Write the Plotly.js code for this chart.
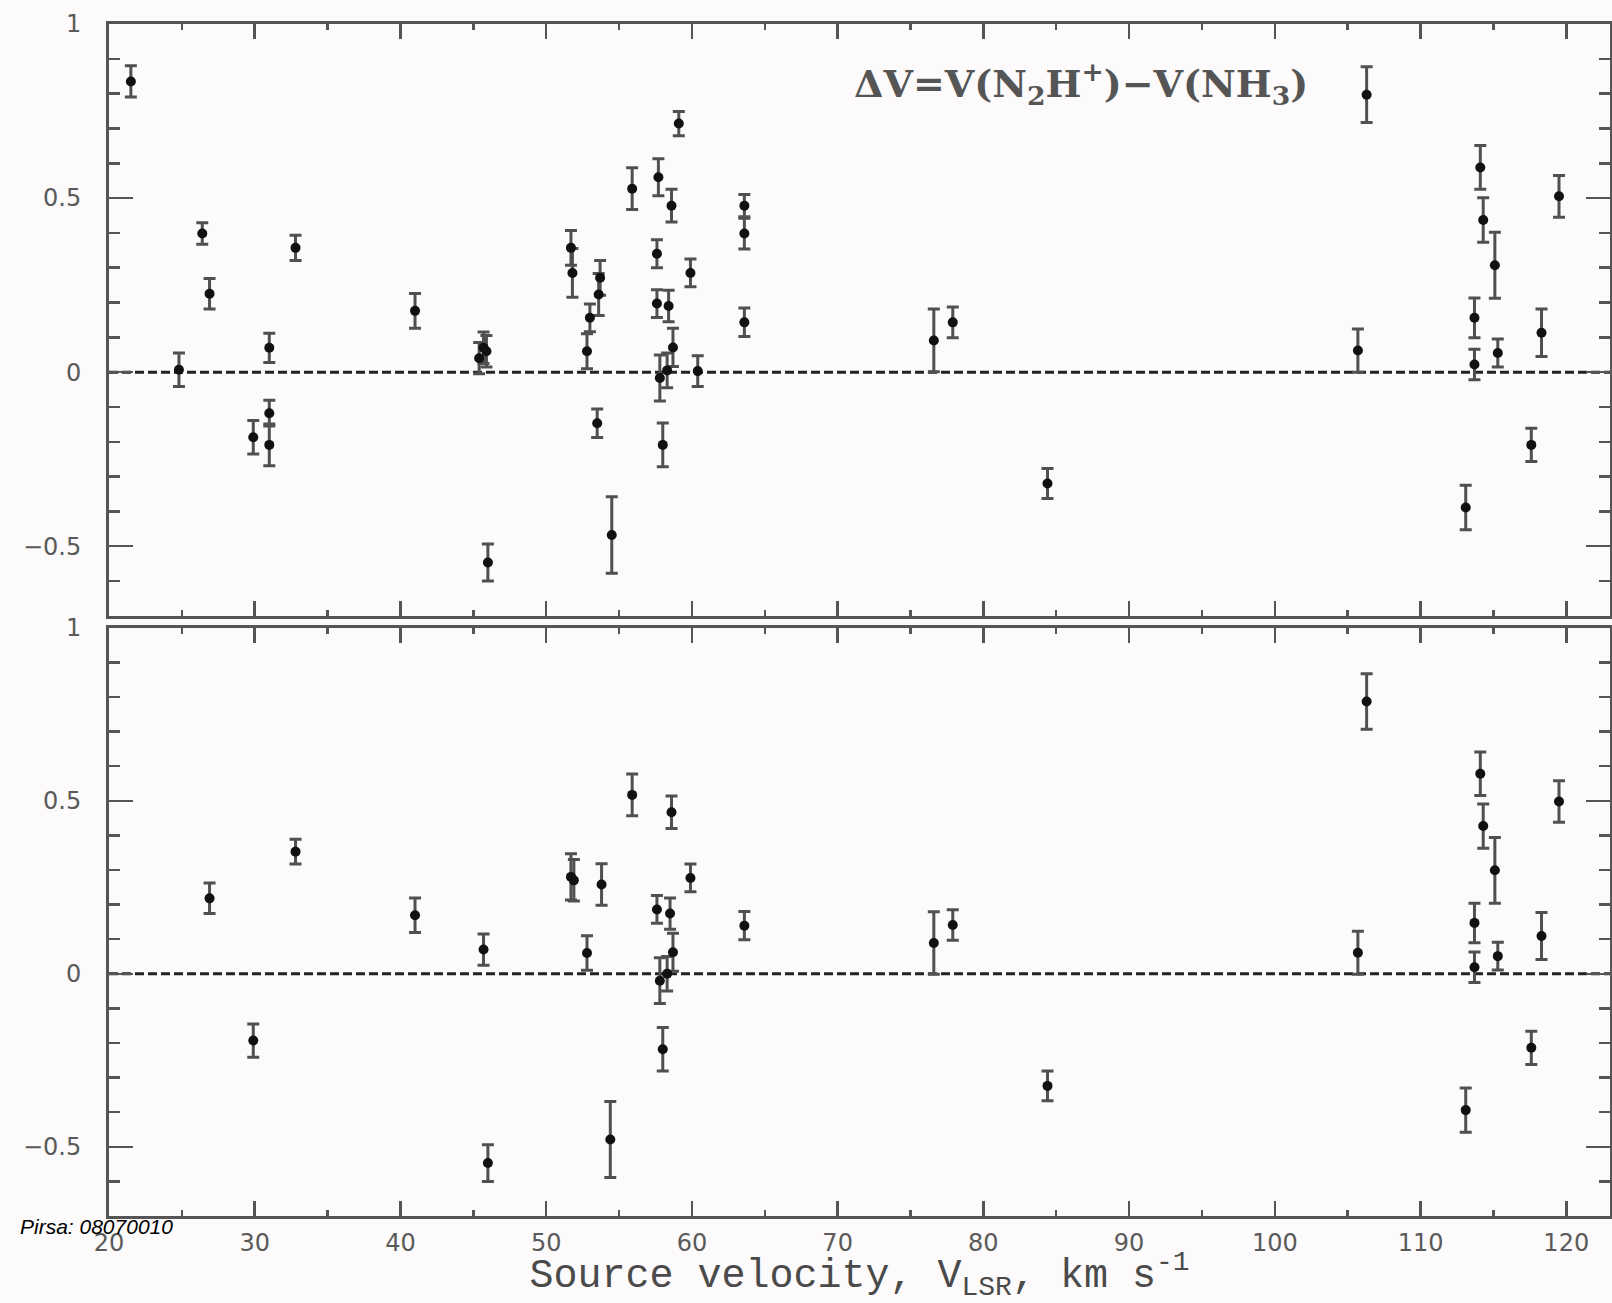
<!DOCTYPE html>
<html><head><meta charset="utf-8">
<script src="https://cdn.plot.ly/plotly-3.0.1.min.js"></script>
<style>html,body{margin:0;padding:0;background:#fcfafb;} #chart{width:1612px;height:1303px;}</style>
</head><body><div id="chart"></div>
<script>
// Upper panel: all sources
const topVel = [21.5, 24.8, 26.4, 26.9, 29.9, 31.0, 31.0, 31.0, 32.8, 41.0,
  45.4, 45.7, 45.9, 46.0, 51.7, 51.8, 52.8, 53.0, 53.7, 53.6, 53.5, 54.5, 55.9,
  57.7, 57.6, 57.6, 57.8, 58.0, 58.3, 58.4, 58.6, 58.7, 59.1, 59.9, 60.4,
  63.6, 63.6, 63.6, 76.6, 77.9, 84.4, 105.7, 106.3, 113.1, 113.7, 113.7,
  114.1, 114.3, 115.1, 115.3, 117.6, 118.3, 119.5];
const topDv = [0.835, 0.007, 0.398, 0.225, -0.187, 0.070, -0.118, -0.209, 0.357, 0.176,
  0.040, 0.070, 0.060, -0.547, 0.357, 0.285, 0.060, 0.156, 0.271, 0.223, -0.147, -0.468, 0.527,
  0.560, 0.340, 0.197, -0.017, -0.209, 0.005, 0.190, 0.478, 0.071, 0.714, 0.285, 0.003,
  0.478, 0.398, 0.143, 0.091, 0.143, -0.320, 0.062, 0.797, -0.389, 0.156, 0.022,
  0.588, 0.437, 0.307, 0.055, -0.209, 0.113, 0.505];
const topErr = [0.045, 0.048, 0.031, 0.044, 0.048, 0.042, 0.037, 0.060, 0.036, 0.050,
  0.045, 0.045, 0.045, 0.053, 0.050, 0.070, 0.050, 0.040, 0.050, 0.060, 0.041, 0.110, 0.060,
  0.053, 0.040, 0.040, 0.066, 0.063, 0.050, 0.045, 0.047, 0.055, 0.035, 0.040, 0.044,
  0.032, 0.044, 0.041, 0.090, 0.044, 0.043, 0.062, 0.080, 0.064, 0.057, 0.044,
  0.063, 0.064, 0.095, 0.040, 0.048, 0.068, 0.060];

// Lower panel: subset of sources
const botVel = [26.9, 29.9, 32.8, 41.0, 45.7, 46.0, 51.7, 51.9, 52.8, 53.8, 54.4, 55.9,
  57.6, 57.8, 58.0, 58.3, 58.5, 58.6, 58.7, 59.9, 63.6, 76.6, 77.9, 84.4,
  105.7, 106.3, 113.1, 113.7, 113.7, 114.1, 114.3, 115.1, 115.3, 117.6, 118.3, 119.5];
const botDv = [0.218, -0.193, 0.353, 0.169, 0.070, -0.547, 0.280, 0.270, 0.060, 0.258, -0.479, 0.517,
  0.186, -0.020, -0.218, 0.000, 0.174, 0.467, 0.062, 0.277, 0.139, 0.089, 0.141, -0.324,
  0.061, 0.787, -0.394, 0.147, 0.019, 0.578, 0.427, 0.299, 0.051, -0.214, 0.109, 0.498];
const botErr = [0.044, 0.048, 0.036, 0.050, 0.045, 0.053, 0.067, 0.060, 0.050, 0.060, 0.110, 0.060,
  0.040, 0.066, 0.063, 0.050, 0.045, 0.047, 0.055, 0.040, 0.041, 0.090, 0.044, 0.043,
  0.062, 0.080, 0.064, 0.057, 0.044, 0.063, 0.064, 0.095, 0.040, 0.048, 0.068, 0.060];

const xTickVals = [20, 30, 40, 50, 60, 70, 80, 90, 100, 110, 120];
const yTickVals = [-0.5, 0, 0.5, 1];
const yTickText = ['\u22120.5', '0', '0.5', '1'];

const lineCol = '#555';
const tickFont = {family: 'DejaVu Sans', size: 24, color: '#5a5a5a'};

function xAxis(extra) {
  return Object.assign({
    range: [20, 123], tickmode: 'array', tickvals: xTickVals,
    ticks: 'inside', ticklen: 15, tickwidth: 2.5, tickcolor: lineCol,
    mirror: 'ticks', showline: true, linecolor: lineCol, linewidth: 3,
    showgrid: false, zeroline: false, tickfont: tickFont,
    minor: {dtick: 5, tick0: 20, ticks: 'inside', ticklen: 6, tickwidth: 2.5, tickcolor: lineCol, showgrid: false}
  }, extra);
}
function yAxis(extra) {
  return Object.assign({
    range: [-0.7, 1], tickmode: 'array', tickvals: yTickVals, ticktext: yTickText,
    ticks: 'inside', ticklen: 24, tickwidth: 2.5, tickcolor: lineCol,
    mirror: 'ticks', showline: true, linecolor: lineCol, linewidth: 3,
    showgrid: false, zeroline: false, tickfont: tickFont, ticklabelstandoff: 20,
    minor: {dtick: 0.1, tick0: 0, ticks: 'inside', ticklen: 11, tickwidth: 2.5, tickcolor: lineCol, showgrid: false}
  }, extra);
}

const errStyle = {type: 'data', visible: true, color: '#505050', thickness: 3, width: 6};
const markStyle = {color: '#111', size: 10, symbol: 'circle'};

const traces = [
  {type: 'scatter', mode: 'markers', x: topVel, y: topDv,
   error_y: Object.assign({array: topErr}, errStyle), marker: markStyle,
   xaxis: 'x2', yaxis: 'y2', showlegend: false, hoverinfo: 'x+y'},
  {type: 'scatter', mode: 'markers', x: botVel, y: botDv,
   error_y: Object.assign({array: botErr}, errStyle), marker: markStyle,
   xaxis: 'x', yaxis: 'y', showlegend: false, hoverinfo: 'x+y'}
];

const layout = {
  width: 1612, height: 1303,
  margin: {l: 109, r: 2, t: 24, b: 87},
  paper_bgcolor: '#fcfafb', plot_bgcolor: '#fcfafb',
  xaxis: xAxis({anchor: 'y', domain: [0, 1], ticklabelstandoff: 3,
    title: {text: 'Source velocity, V<sub>LSR</sub>, km s<sup>-1</sup>',
            font: {family: 'Liberation Mono', size: 40, color: '#4a4a4a'}, standoff: 22}}),
  yaxis: yAxis({anchor: 'x', domain: [0, 0.4935]}),
  xaxis2: xAxis({anchor: 'y2', domain: [0, 1], matches: 'x', showticklabels: false}),
  yaxis2: yAxis({anchor: 'x2', domain: [0.5035, 1]}),
  shapes: [
    {type: 'line', xref: 'x2 domain', x0: 0, x1: 1, yref: 'y2', y0: 0, y1: 0, layer: 'below',
     line: {color: '#222', width: 3, dash: '9px,4px'}},
    {type: 'line', xref: 'x domain', x0: 0, x1: 1, yref: 'y', y0: 0, y1: 0, layer: 'below',
     line: {color: '#222', width: 3, dash: '9px,4px'}}
  ],
  annotations: [
    {xref: 'paper', yref: 'paper', x: 0.6476, y: 0.9497, xanchor: 'center', yanchor: 'middle',
     showarrow: false, text: '\u0394V=V(N<sub>2</sub>H<sup>+</sup>)\u2212V(NH<sub>3</sub>)',
     font: {family: 'DejaVu Serif', size: 38, color: '#555', weight: 'bold'}},
    {xref: 'paper', yref: 'paper', x: -0.0606, y: -0.0084, xanchor: 'left', yanchor: 'middle',
     showarrow: false, text: 'Pirsa: 08070010',
     font: {family: 'Liberation Sans', size: 21, color: '#000', style: 'italic'}}
  ]
};

Plotly.newPlot('chart', traces, layout, {displayModeBar: false, staticPlot: true});
</script></body></html>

________

— WRITTEN EXERCISE —
Omitting all images, print the listing exactly.

— SOLUTION FOR THIS EXERCISE —
Write the Plotly.js code for this chart.
<!DOCTYPE html>
<html><head><meta charset="utf-8">
<script src="https://cdn.plot.ly/plotly-3.0.1.min.js"></script>
<style>html,body{margin:0;padding:0;background:#fcfafb;} #chart{width:1612px;height:1303px;}</style>
</head><body><div id="chart"></div>
<script>
// Upper panel: all sources
const topVel = [21.5, 24.8, 26.4, 26.9, 29.9, 31.0, 31.0, 31.0, 32.8, 41.0,
  45.4, 45.7, 45.9, 46.0, 51.7, 51.8, 52.8, 53.0, 53.7, 53.6, 53.5, 54.5, 55.9,
  57.7, 57.6, 57.6, 57.8, 58.0, 58.3, 58.4, 58.6, 58.7, 59.1, 59.9, 60.4,
  63.6, 63.6, 63.6, 76.6, 77.9, 84.4, 105.7, 106.3, 113.1, 113.7, 113.7,
  114.1, 114.3, 115.1, 115.3, 117.6, 118.3, 119.5];
const topDv = [0.835, 0.007, 0.398, 0.225, -0.187, 0.070, -0.118, -0.209, 0.357, 0.176,
  0.040, 0.070, 0.060, -0.547, 0.357, 0.285, 0.060, 0.156, 0.271, 0.223, -0.147, -0.468, 0.527,
  0.560, 0.340, 0.197, -0.017, -0.209, 0.005, 0.190, 0.478, 0.071, 0.714, 0.285, 0.003,
  0.478, 0.398, 0.143, 0.091, 0.143, -0.320, 0.062, 0.797, -0.389, 0.156, 0.022,
  0.588, 0.437, 0.307, 0.055, -0.209, 0.113, 0.505];
const topErr = [0.045, 0.048, 0.031, 0.044, 0.048, 0.042, 0.037, 0.060, 0.036, 0.050,
  0.045, 0.045, 0.045, 0.053, 0.050, 0.070, 0.050, 0.040, 0.050, 0.060, 0.041, 0.110, 0.060,
  0.053, 0.040, 0.040, 0.066, 0.063, 0.050, 0.045, 0.047, 0.055, 0.035, 0.040, 0.044,
  0.032, 0.044, 0.041, 0.090, 0.044, 0.043, 0.062, 0.080, 0.064, 0.057, 0.044,
  0.063, 0.064, 0.095, 0.040, 0.048, 0.068, 0.060];

// Lower panel: subset of sources
const botVel = [26.9, 29.9, 32.8, 41.0, 45.7, 46.0, 51.7, 51.9, 52.8, 53.8, 54.4, 55.9,
  57.6, 57.8, 58.0, 58.3, 58.5, 58.6, 58.7, 59.9, 63.6, 76.6, 77.9, 84.4,
  105.7, 106.3, 113.1, 113.7, 113.7, 114.1, 114.3, 115.1, 115.3, 117.6, 118.3, 119.5];
const botDv = [0.218, -0.193, 0.353, 0.169, 0.070, -0.547, 0.280, 0.270, 0.060, 0.258, -0.479, 0.517,
  0.186, -0.020, -0.218, 0.000, 0.174, 0.467, 0.062, 0.277, 0.139, 0.089, 0.141, -0.324,
  0.061, 0.787, -0.394, 0.147, 0.019, 0.578, 0.427, 0.299, 0.051, -0.214, 0.109, 0.498];
const botErr = [0.044, 0.048, 0.036, 0.050, 0.045, 0.053, 0.067, 0.060, 0.050, 0.060, 0.110, 0.060,
  0.040, 0.066, 0.063, 0.050, 0.045, 0.047, 0.055, 0.040, 0.041, 0.090, 0.044, 0.043,
  0.062, 0.080, 0.064, 0.057, 0.044, 0.063, 0.064, 0.095, 0.040, 0.048, 0.068, 0.060];

const xTickVals = [20, 30, 40, 50, 60, 70, 80, 90, 100, 110, 120];
const yTickVals = [-0.5, 0, 0.5, 1];
const yTickText = ['\u22120.5', '0', '0.5', '1'];

const lineCol = '#555';
const tickFont = {family: 'DejaVu Sans', size: 24, color: '#5a5a5a'};

function xAxis(extra) {
  return Object.assign({
    range: [20, 123], tickmode: 'array', tickvals: xTickVals,
    ticks: 'inside', ticklen: 15, tickwidth: 2.5, tickcolor: lineCol,
    mirror: 'ticks', showline: true, linecolor: lineCol, linewidth: 3,
    showgrid: false, zeroline: false, tickfont: tickFont,
    minor: {dtick: 5, tick0: 20, ticks: 'inside', ticklen: 6, tickwidth: 2.5, tickcolor: lineCol, showgrid: false}
  }, extra);
}
function yAxis(extra) {
  return Object.assign({
    range: [-0.7, 1], tickmode: 'array', tickvals: yTickVals, ticktext: yTickText,
    ticks: 'inside', ticklen: 24, tickwidth: 2.5, tickcolor: lineCol,
    mirror: 'ticks', showline: true, linecolor: lineCol, linewidth: 3,
    showgrid: false, zeroline: false, tickfont: tickFont, ticklabelstandoff: 20,
    minor: {dtick: 0.1, tick0: 0, ticks: 'inside', ticklen: 11, tickwidth: 2.5, tickcolor: lineCol, showgrid: false}
  }, extra);
}

const errStyle = {type: 'data', visible: true, color: '#505050', thickness: 3, width: 6};
const markStyle = {color: '#111', size: 10, symbol: 'circle'};

const traces = [
  {type: 'scatter', mode: 'markers', x: topVel, y: topDv,
   error_y: Object.assign({array: topErr}, errStyle), marker: markStyle,
   xaxis: 'x2', yaxis: 'y2', showlegend: false, hoverinfo: 'x+y'},
  {type: 'scatter', mode: 'markers', x: botVel, y: botDv,
   error_y: Object.assign({array: botErr}, errStyle), marker: markStyle,
   xaxis: 'x', yaxis: 'y', showlegend: false, hoverinfo: 'x+y'}
];

const layout = {
  width: 1612, height: 1303,
  margin: {l: 109, r: 2, t: 24, b: 87},
  paper_bgcolor: '#fcfafb', plot_bgcolor: '#fcfafb',
  xaxis: xAxis({anchor: 'y', domain: [0, 1], ticklabelstandoff: 3,
    title: {text: 'Source velocity, V<sub>LSR</sub>, km s<sup>-1</sup>',
            font: {family: 'Liberation Mono', size: 40, color: '#4a4a4a'}, standoff: 22}}),
  yaxis: yAxis({anchor: 'x', domain: [0, 0.4935]}),
  xaxis2: xAxis({anchor: 'y2', domain: [0, 1], matches: 'x', showticklabels: false}),
  yaxis2: yAxis({anchor: 'x2', domain: [0.5035, 1]}),
  shapes: [
    {type: 'line', xref: 'x2 domain', x0: 0, x1: 1, yref: 'y2', y0: 0, y1: 0, layer: 'below',
     line: {color: '#222', width: 3, dash: '9px,4px'}},
    {type: 'line', xref: 'x domain', x0: 0, x1: 1, yref: 'y', y0: 0, y1: 0, layer: 'below',
     line: {color: '#222', width: 3, dash: '9px,4px'}}
  ],
  annotations: [
    {xref: 'paper', yref: 'paper', x: 0.6476, y: 0.9497, xanchor: 'center', yanchor: 'middle',
     showarrow: false, text: '\u0394V=V(N<sub>2</sub>H<sup>+</sup>)\u2212V(NH<sub>3</sub>)',
     font: {family: 'DejaVu Serif', size: 38, color: '#555', weight: 'bold'}},
    {xref: 'paper', yref: 'paper', x: -0.0606, y: -0.0084, xanchor: 'left', yanchor: 'middle',
     showarrow: false, text: 'Pirsa: 08070010',
     font: {family: 'Liberation Sans', size: 21, color: '#000', style: 'italic'}}
  ]
};

Plotly.newPlot('chart', traces, layout, {displayModeBar: false, staticPlot: true});
</script></body></html>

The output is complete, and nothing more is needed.